■ **Source excerpt**:
>>
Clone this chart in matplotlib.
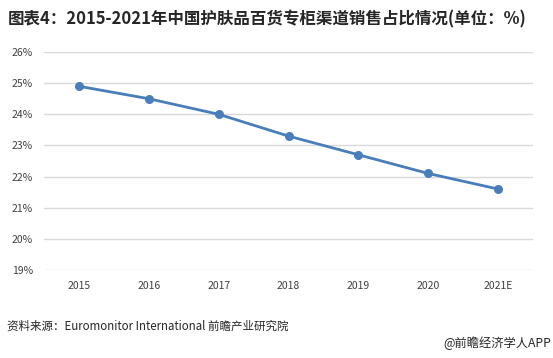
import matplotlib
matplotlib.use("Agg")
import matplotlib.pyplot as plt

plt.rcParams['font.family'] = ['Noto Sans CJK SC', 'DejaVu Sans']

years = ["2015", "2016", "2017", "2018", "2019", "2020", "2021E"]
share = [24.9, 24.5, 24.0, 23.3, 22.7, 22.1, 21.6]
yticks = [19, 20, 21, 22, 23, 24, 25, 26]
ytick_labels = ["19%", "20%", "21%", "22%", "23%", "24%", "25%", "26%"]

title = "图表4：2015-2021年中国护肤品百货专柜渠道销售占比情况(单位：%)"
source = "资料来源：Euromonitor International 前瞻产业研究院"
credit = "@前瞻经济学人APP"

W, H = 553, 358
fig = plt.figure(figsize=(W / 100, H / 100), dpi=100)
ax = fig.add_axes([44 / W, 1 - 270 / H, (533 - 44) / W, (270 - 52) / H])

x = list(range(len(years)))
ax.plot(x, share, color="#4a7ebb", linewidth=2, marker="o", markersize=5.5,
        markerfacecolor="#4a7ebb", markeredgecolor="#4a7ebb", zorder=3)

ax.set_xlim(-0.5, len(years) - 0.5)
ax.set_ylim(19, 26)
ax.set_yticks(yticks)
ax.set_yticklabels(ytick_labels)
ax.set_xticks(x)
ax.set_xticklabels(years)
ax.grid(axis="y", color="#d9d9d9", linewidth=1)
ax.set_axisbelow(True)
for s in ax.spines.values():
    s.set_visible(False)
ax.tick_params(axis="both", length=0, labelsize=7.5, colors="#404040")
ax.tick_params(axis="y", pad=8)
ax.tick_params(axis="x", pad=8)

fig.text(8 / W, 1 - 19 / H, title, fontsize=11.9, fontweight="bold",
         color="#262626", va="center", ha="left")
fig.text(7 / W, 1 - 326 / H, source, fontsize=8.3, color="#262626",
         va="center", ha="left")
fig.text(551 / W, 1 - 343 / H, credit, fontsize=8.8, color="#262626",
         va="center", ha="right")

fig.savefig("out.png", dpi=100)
<<
■ **Instructions to follow**: Reproduce the full material exactly, excluding the pictures.

■ **The reply**:
Clone this chart in matplotlib.
import matplotlib
matplotlib.use("Agg")
import matplotlib.pyplot as plt

plt.rcParams['font.family'] = ['Noto Sans CJK SC', 'DejaVu Sans']

years = ["2015", "2016", "2017", "2018", "2019", "2020", "2021E"]
share = [24.9, 24.5, 24.0, 23.3, 22.7, 22.1, 21.6]
yticks = [19, 20, 21, 22, 23, 24, 25, 26]
ytick_labels = ["19%", "20%", "21%", "22%", "23%", "24%", "25%", "26%"]

title = "图表4：2015-2021年中国护肤品百货专柜渠道销售占比情况(单位：%)"
source = "资料来源：Euromonitor International 前瞻产业研究院"
credit = "@前瞻经济学人APP"

W, H = 553, 358
fig = plt.figure(figsize=(W / 100, H / 100), dpi=100)
ax = fig.add_axes([44 / W, 1 - 270 / H, (533 - 44) / W, (270 - 52) / H])

x = list(range(len(years)))
ax.plot(x, share, color="#4a7ebb", linewidth=2, marker="o", markersize=5.5,
        markerfacecolor="#4a7ebb", markeredgecolor="#4a7ebb", zorder=3)

ax.set_xlim(-0.5, len(years) - 0.5)
ax.set_ylim(19, 26)
ax.set_yticks(yticks)
ax.set_yticklabels(ytick_labels)
ax.set_xticks(x)
ax.set_xticklabels(years)
ax.grid(axis="y", color="#d9d9d9", linewidth=1)
ax.set_axisbelow(True)
for s in ax.spines.values():
    s.set_visible(False)
ax.tick_params(axis="both", length=0, labelsize=7.5, colors="#404040")
ax.tick_params(axis="y", pad=8)
ax.tick_params(axis="x", pad=8)

fig.text(8 / W, 1 - 19 / H, title, fontsize=11.9, fontweight="bold",
         color="#262626", va="center", ha="left")
fig.text(7 / W, 1 - 326 / H, source, fontsize=8.3, color="#262626",
         va="center", ha="left")
fig.text(551 / W, 1 - 343 / H, credit, fontsize=8.8, color="#262626",
         va="center", ha="right")

fig.savefig("out.png", dpi=100)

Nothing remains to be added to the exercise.